В Молитве Господней получают развитие уверения, связанные с тем, как можно воспринимать Бога в мире в качестве царя. Аспекты деяний Бога соответствуют тому, что сказано о Царстве Божьем в Псалтири. Древнеизраильская литература, говоря и о переживаниях в настоящем, и о надеждах на будущее, прославляла «Царство Божье» как деяние самого Бога, как присущую ему власть творить, формировать и судить мир. Как и действия людей, деяния Бога можно отобразить через: 1) время и 2) пространство, а также через 3) цель, 4) предпочтительный способ исполнения и 5) предел. Эти пять «координат» деяний Бога как царя, тесно связанные друг с другом, яснее всего отражены в Псалтири, хотя их можно найти и в других произведениях израильской литературы. Из всего множества наблюдений, которые можно сделать о них, я приведу лишь некоторые.
Во-первых, Царство Божье во всякое время находится за пределами всякого творения, даже за гранью понимания любого живого существа. Вот почему псалмы изображают Царство Божье так, словно оно так близко по времени, как будто находится в настоящем, и все же окончательно (формально говоря, эсхатологично) с точки зрения его полного раскрытия (Пс 95:10):
Скажите народам: Господь царствует!
Потому тверда вселенная, не поколеблется.
Он будет судить народы по правде.
Рано или поздно все народы узнают истину, воспеваемую и прославляемую сейчас в Храме, – пусть даже это исполнится только в будущем. В 95-м псалме мы слышим, что вся земля призвана воспевать новую песнь Господу, прославлять его и восхвалять его чудесные деяния во всех народах (Пс 95:1–3). Высокий статус Господа как творца небес подчеркивается по контрасту с богами народов (ст. 5): слава и величие его пред лицом его (на небесах), сила и великолепие в святилище его (ст. 6). Поэтому «племена народов» должны рано или поздно признать Господа и принести приношения в его Храм: однажды перед ним вострепещет вся земля (ст. 7–9). В основе этих стихов лежит представление о космическом масштабе последнего откровения Царства Божьего.

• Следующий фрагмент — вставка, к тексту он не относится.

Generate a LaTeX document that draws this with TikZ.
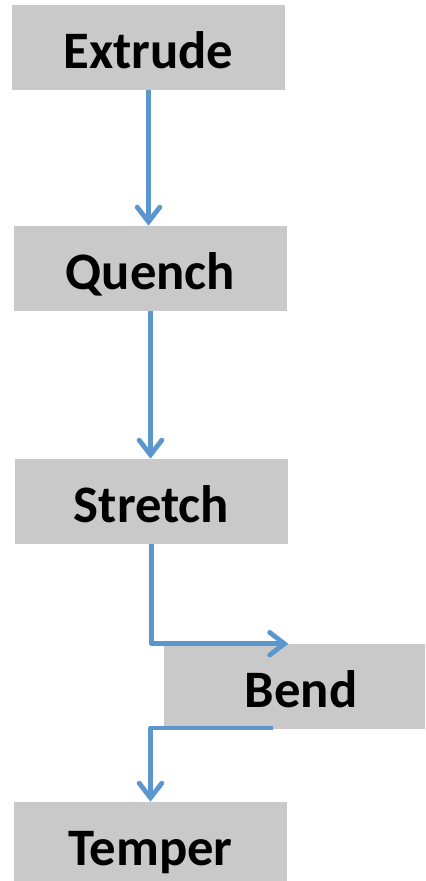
\documentclass[tikz,border=0pt]{standalone}
\usepackage{fontspec}
\setmainfont{Carlito}
\usepackage{tikz}
\usetikzlibrary{arrows.meta}

\definecolor{boxgray}{RGB}{201,201,201}
\definecolor{flowblue}{RGB}{91,151,206}

\begin{document}
\begin{tikzpicture}[x=0.75pt, y=-0.75pt,
  stepbox/.style={rectangle, fill=boxgray, inner sep=0pt,
    minimum width=204.75pt, minimum height=63.75pt,
    text height=32pt, text depth=0pt, font=\fontsize{39.5}{44}\selectfont\bfseries},
  flow/.style={draw=flowblue, line width=3.6pt, line join=round,
    -{Straight Barb[length=11pt, width=17pt, line cap=round]}}]

  % Page size of the reference
  \clip (0,0) rectangle (425,881);
  \useasboundingbox (0,0) rectangle (425,881);

  % Process steps
  \node[stepbox] (extrude) at (148.5,47.5) {Extrude};
  \node[stepbox] (quench) at (150.5,268.5) {Quench};
  \node[stepbox] (stretch) at (151.5,501.5) {Stretch};
  \node[stepbox, minimum width=205.5pt] (bend) at (301,686.5) {Bend};
  \node[stepbox] (temper) at (150.5,844.5) {Temper};

  % Exit point under Bend
  \coordinate (bendout) at (273,728);

  % Connectors
  \draw[flow] (extrude.south) -- (extrude.south |- quench.north);
  \draw[flow] (quench.south) -- (quench.south |- stretch.north);
  \draw[flow] (stretch.south) |- (stretch.east |- bend.north);
  \draw[flow] (bendout) -| (temper.north);

\end{tikzpicture}
\end{document}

Во-вторых, Царство Божье не только относится к «последним временам» – оно превосходит все, что есть в пространстве. И пусть сейчас Израиль возносит хвалу только в Храме, рано или поздно вся земля признает то, что сейчас признается там (Пс 144:10–13):
Да славят Тебя, Господи, все дела Твои,
и да благословляют Тебя святые Твои;
да проповедуют славу царства Твоего,
и да повествуют о могуществе Твоем,
чтобы дать знать сынам человеческим о могуществе Твоем
и о славном величии царства Твоего.
Царство Твое – царство всех веков,
и владычество Твое во все роды.
Все, созданное Господом, призвано благодарить его; но в первую очередь благословляют его верующие. «Могущество страшных дел» Бога, о котором вновь и вновь говорится и поется в Храме, рано или поздно будет признано всем человечеством (Пс 144:6). Псалом 144 предсказывает распространение Царства на всю вселенную, поскольку, по выраженным в нем представлениям, власть Бога уже простирается во всякое место и на всякую тварь. Бог поддерживает падающих и низверженных, насыщает все живущее (ст. 14–16); Господь праведен и во всех своих делах благ (ст. 17; ср.: ст. 7, 9); близок ко всем призывающим его и скоро откликается на их мольбы (ст. 18–20). Поэтому власть его суда распространяется на всех – и на любящих его, и на нечестивых (ст. 20). Последний образ псалма – всякая плоть, благословляющая святое имя Господне (Пс 144:21) – это идеал, на данный момент реализованный лишь в святом месте. Однако отсылка к трансцендентному превращает Храм в образец, которому должно последовать все творение. То, что происходит в одном-единственном месте, в Сионе, однажды станет универсальным и распространится на весь тварный мир.